David Brandt, the retired former head of the Naval Criminal Investigative Service, who also had objected to some of the CIA and Defense interrogation methods, also told me he hadn’t heard anything about drugs being used on Padilla.
“Even if sodium pentothal wasn’t actually used, I could imagine interrogators telling the detainee they had administered a truth serum (to try to persuade him that resistance is pointless),” Joanne Mariner, the top terrorism expert at Human Rights Watch, said by e-mail.
“They definitely used this type of psychological technique (even to the extent of trying to falsely convince detainees that they had been handed over to abusive governments),” Mariner wrote.
A half dozen relevant congressional offices I contacted declined to respond, mostly on the grounds that the subject is “too sensitive.”
Is It Legal?
Most experts say that the use of “truth serums” would violate Executive Order No. 12333, “United States Intelligence Activities,” signed by President Ronald Reagan in 1981, which prohibits “research on human subjects except in accordance with guidelines issued by the Department of Health and Human Services.”
Other guidance is provided by Army Field Manual 34-52, which includes in the definition of coercion “drugs that may induce lasting and permanent mental alteration and damage.”
But to former CIA operative Melissa Boyle Mahle, President Bush left truth serums on the table in a “signing statement” that he attached to his ratification of last year’s anti-torture legislation (PL 109-148).
“In essence, Bush is saying in the signing statement that as commander-in-chief, he reserves the right to waive the law’s restrictions in the name of protecting national security,” Mahle blogged. Or, “when it comes to war, the president is above the law and can authorize the CIA to act above the law.”
Daniel J. Gallington, a ranking national security official in past Democratic and Republican administrations, says he thinks that’s good.
“While we are prohibited from conducting ‘medical experiments’ on a detainee, the reality is we can consider nearly anything else so long as we get the appropriate level of approval to do it,” says Gallington, deputy counsel for intelligence policy at the Justice Department in the 1990s.
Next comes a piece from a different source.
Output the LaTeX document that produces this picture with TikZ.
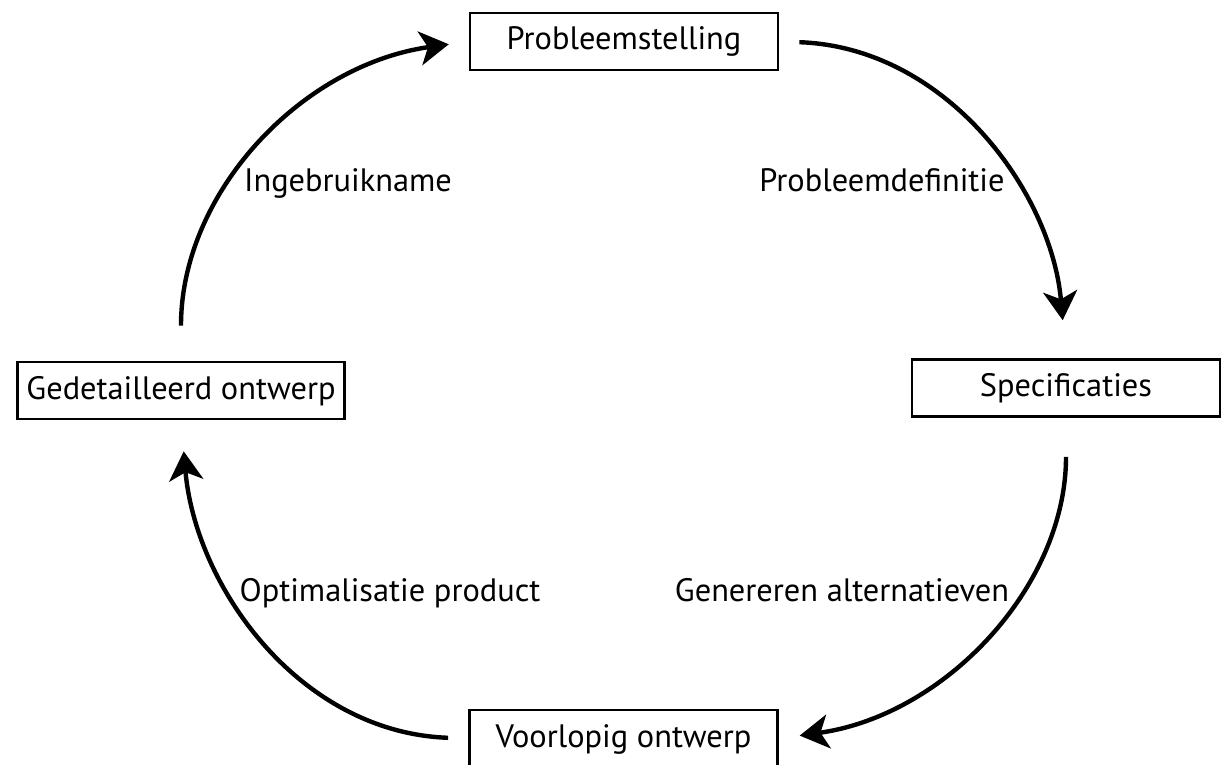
\documentclass[tikz,border=0pt]{standalone}
\usepackage{fontspec}
\setmainfont{PT Sans}
\usetikzlibrary{arrows.meta}
\begin{document}
\begin{tikzpicture}[x=1pt,y=-1pt,
  stage/.style={draw, line width=2.8pt, minimum width=308pt, minimum height=57pt,
    inner xsep=9pt, text height=24pt, text depth=7pt,
    font=\fontsize{32.4}{38}\selectfont},
  phase/.style={font=\fontsize{32.4}{38}\selectfont, anchor=base},
  flow/.style={line width=4.4pt, -{Stealth[length=29pt,width=34pt,inset=8pt]}}
]
\useasboundingbox (0,0) rectangle (1223,765);

\node[stage] (ps)   at (624,41.5)  {Probleemstelling};
\node[stage] (spec) at (1066,388)  {Specificaties};
\node[stage] (gd)   at (181,390.5) {Gedetailleerd ontwerp};
\node[stage] (vo)   at (623.5,738.5) {Voorlopig ontwerp};

\draw[flow, shorten <=35pt, shorten >=20pt] (gd.north) to[out=90,in=188] (ps.west);
\draw[flow, shorten <=20pt, shorten >=38pt] (ps.east) to[out=-2,in=95] (spec.north);
\draw[flow, shorten <=39pt, shorten >=21pt] (spec.south) to[out=-90,in=8] (vo.east);
\draw[flow, shorten <=20pt, shorten >=31pt] (vo.west) to[out=178,in=-85] (gd.south);

\node[phase] (l1) at (348,191) {Ingebruikname};
\node[phase] (l2) at (882,191) {Probleemdefinitie};
\node[phase] (l3) at (390,601) {Optimalisatie product};
\node[phase] (l4) at (842,601) {Genereren alternatieven};
\end{tikzpicture}
\end{document}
And the “appropriate level” in the event of a Jack Bauer-type ticking nuclear bomb scenario, Gallington told me, “might be at the highest levels of elected government, perhaps with appropriate congressional notification or consultation.”
“It would be both ‘legal’ and morally justifiable under the circumstances,” he argues.
Sources and Methods
“Confusion continues about the permissibility of various interrogation techniques, even after the enactment of the Detainee Treatment Act of 2005,” said the conference report [109-359] accompanying the fiscal 2006 Defense Appropriations bill (PL 109-148).
Officials sympathetic to the CIA’s rationale for refusing to confirm or deny the use of truth serums argue that doing so would reveal the spy agency’s “sources and methods.”
In contrast, counterterrorism officials have defended the use of water boarding, stress positions, sexual humiliation and other controversial methods used on detainees.
Padilla’s lawyers argued in court last week that the interrogation methods used on him — including “truth serums” — have rendered him “immobilized by anxiety” and mentally incompetent to stand trial.
The government ridicules the idea.
But the truth on the truth serum may finally emerge this week. Over government objections, U.S. District Judge Marcia Cooke summoned prison officials to appear at a Feb. 28 hearing on Padilla’s treatment.
“These are the people from his time in the brig who would know that,” the judge told the prosecutors. “What’s the problem?”